Balance Sheets and Income Statements
This week I was reviewing some basic finance and accounting files in my computer when I came across an old presentation on the flow of costs, revenue recognition, matching principle and how Balance Sheets and Income Statements are recorded. The presentation was rather boring and poorly put together but it did make me think about how small businesses, without accounting or finance departments, can apply these principles in day to day operations
I will focus more on the matching principle on this post and cover revenue recognition on another. The matching principle basically tells us that we must recognize costs to match expenses used to generate revenue in the period in which the expense occurred. How we recognize a cost, whether is capitalized or not, will determine if the expense becomes an asset on the balance sheet. Regardless of recognition the expense will be listed as an expense in the Income Statement. The diagram below illustrates the process:
But how does this work in real life? How does a business owner apply this principle? Let’s use a goat farmer as an example. Suppose you are a brand new goat farmer and want to purchase some breeding stock for your farm. This is a cost, now we have to decide if it’s capitalized or not. Breeding stock will probably be on the farm for use for a couple of years, it’s probably expensive (a good buck can go for up to $5,000.00) and you expect to produce revenue from them (selling the kids that are produced) so this is an asset. In the balance sheet an owner would record the value of the breeding stock, book value which is what the owner paid for them, as an asset. In the income statement the expense is recorded. Now say that a month later you decide to buy hay and some iron supplements for your stock. This is another cost. Will it be on the farm for a couple of years? Probably not. Is it expensive? Maybe $100 so it’s not that expensive. Will you produce revenue from the hay? No. The hay and feed are not recorded in the balance sheet, they are recorded in the Income Statement.
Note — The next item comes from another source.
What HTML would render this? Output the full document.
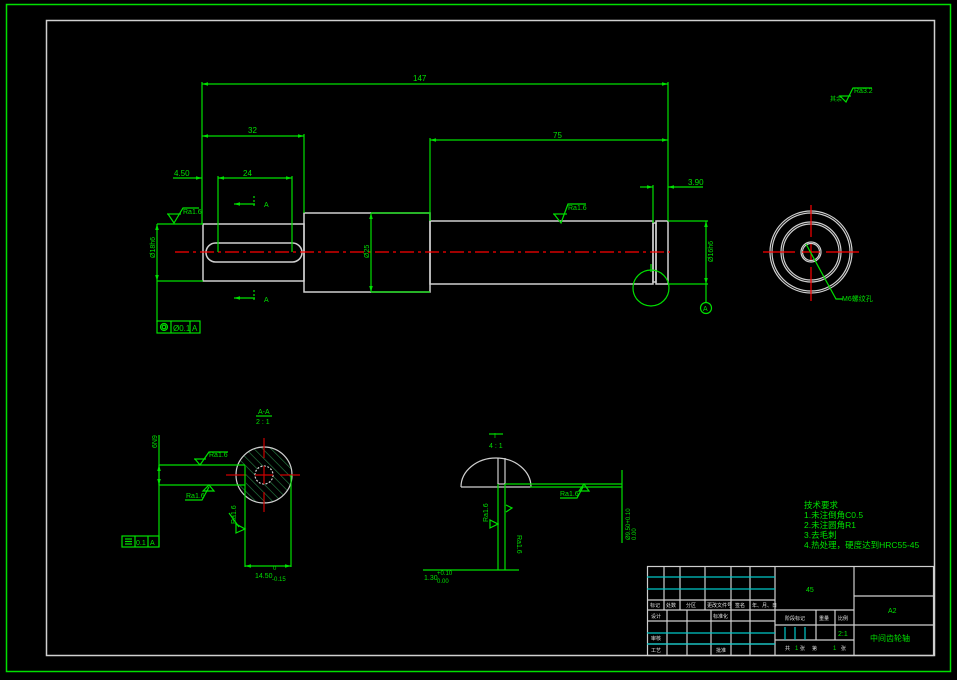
<!DOCTYPE html>
<html><head><meta charset="utf-8"><style>
html,body{margin:0;padding:0;background:#000;}
svg{display:block}
text{font-family:"Liberation Sans","Noto Sans CJK SC",sans-serif;fill:#00e000}
</style></head><body>
<svg width="957" height="680" viewBox="0 0 957 680" xmlns="http://www.w3.org/2000/svg">
<defs>
<marker id="ar" viewBox="0 0 10 10" refX="10" refY="5" markerWidth="8" markerHeight="5" orient="auto-start-reverse"><path d="M0,2 L10,5 L0,8z" fill="#00e000"/></marker>
<pattern id="hat" width="6" height="6" patternUnits="userSpaceOnUse" patternTransform="rotate(-45)"><line x1="0" y1="0" x2="0" y2="6" stroke="#2a8a4a" stroke-width="1.2"/></pattern>
<clipPath id="cc"><circle cx="264" cy="475" r="28"/></clipPath>
</defs>
<rect width="957" height="680" fill="#000"/>
<rect x="6.5" y="4.5" width="944" height="667" fill="none" stroke="#00e000" stroke-width="1.5"/>
<rect x="46.5" y="20.5" width="888" height="635" fill="none" stroke="#d0d0d0" stroke-width="1.5"/>

<!-- main shaft -->
<g fill="none" stroke="#cfcfcf" stroke-width="1.5">
<rect x="203" y="224" width="101" height="57"/>
<rect x="304" y="213" width="126" height="79"/>
<rect x="430" y="221" width="223" height="63"/>
<rect x="653" y="223" width="3" height="59"/>
<rect x="656" y="221" width="12" height="63"/>
<rect x="206" y="243" width="96" height="19" rx="9.5"/>
</g>
<line x1="175" y1="252" x2="670" y2="252" stroke="#ff0000" stroke-width="1.2" stroke-dasharray="14,4,3,4"/>

<g stroke="#00e000" stroke-width="1.2" fill="none">
<!-- 147 -->
<line x1="202" y1="82" x2="202" y2="224"/><line x1="668" y1="82" x2="668" y2="221"/>
<line x1="202" y1="84" x2="668" y2="84" marker-start="url(#ar)" marker-end="url(#ar)"/>
<!-- 32 -->
<line x1="304" y1="134" x2="304" y2="213"/>
<line x1="202" y1="136" x2="304" y2="136" marker-start="url(#ar)" marker-end="url(#ar)"/>
<!-- 75 -->
<line x1="430" y1="138" x2="430" y2="221"/>
<line x1="430" y1="140" x2="668" y2="140" marker-start="url(#ar)" marker-end="url(#ar)"/>
<!-- 4.50 / 24 -->
<line x1="173" y1="178" x2="202" y2="178" marker-end="url(#ar)"/>
<line x1="218" y1="178" x2="292" y2="178" marker-start="url(#ar)" marker-end="url(#ar)"/>
<line x1="218" y1="176" x2="218" y2="252"/><line x1="292" y1="176" x2="292" y2="252"/>
<!-- 3.90 -->
<line x1="640" y1="187" x2="653" y2="187" marker-end="url(#ar)"/>
<line x1="668" y1="187" x2="703" y2="187" marker-start="url(#ar)"/>
<line x1="653" y1="185" x2="653" y2="223"/>
<!-- dia 18 left -->
<line x1="157" y1="224" x2="203" y2="224"/><line x1="157" y1="281" x2="203" y2="281"/>
<line x1="157" y1="224" x2="157" y2="281" marker-start="url(#ar)" marker-end="url(#ar)"/>
<line x1="157" y1="281" x2="157" y2="322"/>
<!-- dia 25 -->
<line x1="371" y1="213" x2="371" y2="292" marker-start="url(#ar)" marker-end="url(#ar)"/>
<line x1="371" y1="213" x2="430" y2="213"/><line x1="371" y1="292" x2="430" y2="292"/>
<!-- dia 16 right -->
<line x1="668" y1="221" x2="708" y2="221"/><line x1="668" y1="284" x2="708" y2="284"/>
<line x1="706" y1="221" x2="706" y2="284" marker-start="url(#ar)" marker-end="url(#ar)"/>
<line x1="706" y1="284" x2="706" y2="302"/>
<circle cx="706" cy="308" r="5.5"/>
<circle cx="651" cy="288" r="18"/>
<line x1="651" y1="264" x2="651" y2="272"/>
<!-- section arrows -->
<line x1="255" y1="204" x2="234" y2="204" marker-end="url(#ar)"/>
<line x1="255" y1="298" x2="234" y2="298" marker-end="url(#ar)"/>
<line x1="254" y1="196" x2="254" y2="208" stroke-dasharray="2,2"/>
<line x1="254" y1="290" x2="254" y2="302" stroke-dasharray="2,2"/>
<!-- roughness symbols -->
<path d="M168,214 L174,223 L183,208 L199,208"/>
<path d="M167,214 L181,214"/>
<path d="M554,214 L561,223 L568,204 L586,204"/><path d="M553,214 L567,214"/>
<path d="M840,96 L846,102 L853,88 L872,88"/><path d="M839,96 L851,96"/>
<!-- tolerance frame -->
<rect x="157" y="321" width="43" height="12"/>
<line x1="171" y1="321" x2="171" y2="333"/><line x1="190" y1="321" x2="190" y2="333"/>
<circle cx="164" cy="327" r="3.5"/><circle cx="164" cy="327" r="1.8"/>
</g>
<g font-size="8">
<text x="413" y="81">147</text>
<text x="248" y="133">32</text>
<text x="553" y="138">75</text>
<text x="174" y="176">4.50</text>
<text x="243" y="176">24</text>
<text x="688" y="185">3.90</text>
<text x="183" y="214" font-size="7">Ra1.6</text>
<text x="568" y="210" font-size="7">Ra1.6</text>
<text x="854" y="93" font-size="7">Ra3.2</text>
<text x="830" y="101" font-size="6">其余</text>
<text x="264" y="207" font-size="7">A</text>
<text x="264" y="302" font-size="7">A</text>
<text x="703" y="311" font-size="7">A</text>
<text x="173" y="331" font-size="8">Ø0.1</text>
<text x="192" y="331" font-size="8">A</text>
<text transform="translate(155,258) rotate(-90)" font-size="7">Ø18h6</text>
<text transform="translate(369,258) rotate(-90)" font-size="7">Ø25</text>
<text transform="translate(713,262) rotate(-90)" font-size="7">Ø16h6</text>
</g>

<!-- right end view -->
<g fill="none" stroke="#cfcfcf" stroke-width="1.2">
<circle cx="811" cy="252" r="41"/><circle cx="811" cy="252" r="39"/>
<circle cx="811" cy="252" r="30"/><circle cx="811" cy="252" r="28"/>
<circle cx="811" cy="252" r="10"/><circle cx="811" cy="252" r="8.5"/>
</g>
<g stroke="#ff0000" stroke-width="1.2">
<line x1="763" y1="252" x2="795" y2="252"/><line x1="802" y1="252" x2="820" y2="252"/><line x1="826" y1="252" x2="859" y2="252"/>
<line x1="811" y1="205" x2="811" y2="237"/><line x1="811" y1="244" x2="811" y2="260"/><line x1="811" y1="267" x2="811" y2="301"/>
</g>
<path d="M806,244 L836,299 L843,299" stroke="#00e000" fill="none" stroke-width="1.2"/>
<text x="842" y="301" font-size="7">M6螺纹孔</text>

<!-- section A-A -->
<circle cx="264" cy="475" r="28" fill="url(#hat)"/>
<rect x="236" y="465" width="10" height="20" fill="#000"/>
<circle cx="264" cy="475" r="28" fill="none" stroke="#cfcfcf" stroke-width="1.2"/>
<circle cx="264" cy="475" r="9" fill="#000" stroke="#cfcfcf" stroke-width="1.2" stroke-dasharray="2,1.5"/>
<g stroke="#cc0000" stroke-width="1.2">
<line x1="226" y1="475" x2="246" y2="475"/><line x1="255" y1="475" x2="273" y2="475"/><line x1="280" y1="475" x2="300" y2="475"/>
<line x1="264" y1="438" x2="264" y2="458"/><line x1="264" y1="466" x2="264" y2="484"/><line x1="264" y1="492" x2="264" y2="512"/>
</g>
<g stroke="#00e000" stroke-width="1.2" fill="none">
<line x1="159" y1="465" x2="245" y2="465"/><line x1="159" y1="485" x2="245" y2="485"/>
<line x1="245" y1="465" x2="245" y2="567"/><line x1="291" y1="475" x2="291" y2="567"/>
<line x1="245" y1="566" x2="291" y2="566" marker-start="url(#ar)" marker-end="url(#ar)"/>
<line x1="159" y1="435" x2="159" y2="547"/>
<line x1="159" y1="465" x2="159" y2="485" marker-start="url(#ar)" marker-end="url(#ar)"/>
<rect x="122" y="536" width="37" height="11"/>
<line x1="135" y1="536" x2="135" y2="547"/><line x1="148" y1="536" x2="148" y2="547"/>
<line x1="125" y1="539" x2="132" y2="539"/><line x1="125" y1="541.5" x2="132" y2="541.5"/><line x1="125" y1="544" x2="132" y2="544"/>
<path d="M195,459 L200,465 L209,452 L228,452"/><path d="M194,459 L206,459"/>
<path d="M203,491 L209,485 L214,491 z"/><path d="M185,500 L202,500 L209,487"/>
<path d="M236,524 L245,529 L236,533 z"/><path d="M229,513 L239,527"/>
<line x1="256" y1="416" x2="272" y2="416"/>
</g>
<g font-size="7">
<text x="258" y="414">A-A</text><text x="256" y="424">2 : 1</text>
<text x="209" y="457">Ra1.6</text>
<text x="186" y="498">Ra1.6</text>
<text transform="translate(236,524) rotate(-90)">Ra1.6</text>
<text transform="translate(157,448) rotate(-90)">6N9</text>
<text x="136" y="545">0.1</text><text x="150" y="545">A</text>
<text x="255" y="578">14.50</text><text x="273" y="570" font-size="6">0</text><text x="272" y="581" font-size="6">-0.15</text>
</g>

<!-- detail I -->
<g fill="none" stroke="#cfcfcf" stroke-width="1.2">
<path d="M461,487 A35,29 0 0 1 531,487"/>
<line x1="461" y1="487" x2="531" y2="487"/>
<line x1="498" y1="458" x2="498" y2="484"/><line x1="505" y1="458" x2="505" y2="484"/>
<line x1="498" y1="484" x2="505" y2="484"/>
</g>
<g stroke="#00e000" stroke-width="1.2" fill="none">
<line x1="498" y1="484" x2="498" y2="570"/><line x1="505" y1="484" x2="505" y2="570"/>
<line x1="423" y1="570" x2="519" y2="570"/>
<line x1="505" y1="484" x2="622" y2="484"/><line x1="530" y1="487" x2="622" y2="487"/>
<line x1="622" y1="470" x2="622" y2="543"/>
<path d="M579,491 L584,484 L589,491 z"/><path d="M560,498 L577,498 L583,487"/>
<path d="M490,528 L498,524 L490,520 z"/><path d="M506,512 L512,508 L506,505"/>
<line x1="489" y1="434" x2="503" y2="434"/>
</g>
<g font-size="7">
<text x="494" y="438">I</text><text x="489" y="448">4 : 1</text>
<text x="560" y="496">Ra1.6</text>
<text transform="translate(488,522) rotate(-90)">Ra1.6</text>
<text transform="translate(517,535) rotate(90)">Ra1.6</text>
<text x="424" y="580">1.30</text><text x="437" y="575" font-size="6">+0.10</text><text x="437" y="583" font-size="6">0.00</text>
<text transform="translate(630,540) rotate(-90)" font-size="6">Ø9.50+0.10</text>
<text transform="translate(636,540) rotate(-90)" font-size="6">0.00</text>
</g>

<!-- technical notes -->
<g font-size="8.5">
<text x="804" y="508">技术要求</text>
<text x="804" y="518">1.未注倒角C0.5</text>
<text x="804" y="528">2.未注圆角R1</text>
<text x="804" y="538">3.去毛刺</text>
<text x="804" y="548">4.热处理，硬度达到HRC55-45</text>
</g>

<!-- title block -->
<g stroke="#cfcfcf" stroke-width="1.2" fill="none">
<rect x="647.5" y="566.5" width="286" height="89"/>
<line x1="775" y1="566" x2="775" y2="655"/>
<line x1="854" y1="566" x2="854" y2="655"/>
<line x1="854" y1="596" x2="934" y2="596"/><line x1="854" y1="625" x2="934" y2="625"/>
<line x1="647" y1="600" x2="775" y2="600"/><line x1="647" y1="610" x2="775" y2="610"/>
<line x1="664" y1="566" x2="664" y2="610"/><line x1="680" y1="566" x2="680" y2="610"/>
<line x1="705" y1="566" x2="705" y2="610"/><line x1="731" y1="566" x2="731" y2="610"/>
<line x1="750" y1="566" x2="750" y2="610"/>
<line x1="667" y1="610" x2="667" y2="655"/><line x1="687" y1="610" x2="687" y2="655"/>
<line x1="711" y1="610" x2="711" y2="655"/><line x1="731" y1="610" x2="731" y2="655"/>
<line x1="750" y1="610" x2="750" y2="655"/>
<line x1="647" y1="621" x2="775" y2="621"/><line x1="647" y1="644" x2="775" y2="644"/>
<line x1="775" y1="610" x2="854" y2="610"/><line x1="775" y1="625" x2="854" y2="625"/>
<line x1="775" y1="640" x2="854" y2="640"/>
<line x1="816" y1="610" x2="816" y2="640"/><line x1="835" y1="610" x2="835" y2="640"/>
</g>
<g stroke="#00c8c8" stroke-width="1.2">
<line x1="647" y1="577" x2="775" y2="577"/><line x1="647" y1="589" x2="775" y2="589"/>
<line x1="647" y1="633" x2="775" y2="633"/><line x1="647" y1="644" x2="775" y2="644"/>
<line x1="785" y1="627" x2="785" y2="640"/><line x1="795" y1="627" x2="795" y2="640"/><line x1="805" y1="627" x2="805" y2="640"/>
</g>
<g font-size="5" fill="#e0e0e0">
<text x="650" y="607" style="fill:#e0e0e0">标记</text><text x="666" y="607" style="fill:#e0e0e0">处数</text>
<text x="686" y="607" style="fill:#e0e0e0">分区</text><text x="707" y="607" style="fill:#e0e0e0">更改文件号</text>
<text x="735" y="607" style="fill:#e0e0e0">签名</text><text x="752" y="607" style="fill:#e0e0e0">年、月、日</text>
<text x="651" y="618" style="fill:#e0e0e0">设计</text><text x="713" y="618" style="fill:#e0e0e0">标准化</text>
<text x="651" y="640" style="fill:#e0e0e0">审核</text><text x="651" y="652" style="fill:#e0e0e0">工艺</text>
<text x="716" y="652" style="fill:#e0e0e0">批准</text>
<text x="785" y="620" style="fill:#e0e0e0">阶段标记</text><text x="819" y="620" style="fill:#e0e0e0">重量</text>
<text x="838" y="620" style="fill:#e0e0e0">比例</text>
<text x="785" y="650" style="fill:#e0e0e0">共</text><text x="800" y="650" style="fill:#e0e0e0">张</text>
<text x="812" y="650" style="fill:#e0e0e0">第</text><text x="841" y="650" style="fill:#e0e0e0">张</text>
</g>
<text x="806" y="592" font-size="7">45</text>
<text x="888" y="613" font-size="7">A2</text>
<text x="838" y="636" font-size="7">2:1</text>
<text x="795" y="650" font-size="6">1</text><text x="833" y="650" font-size="6">1</text>
<text x="870" y="641" font-size="8">中间齿轮轴</text>
</svg>
</body></html>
But why do this? Why go through the extra steps of identifying and recording the expenses this way? Let’s look at the same operation two years from now. Now the breeding stock have produced kids. Are the kids an asset? What about the costs associated with the kids? Are they recorded on the Balance Sheet and Income Statement? If the farm operation consists of selling 6 month old kids the correct recognition is essential if the farmer wants to understand if the operation is profitable or not.
Record keeping to create balance sheets and income statements can be tedious but absolutely essential for every small business owner.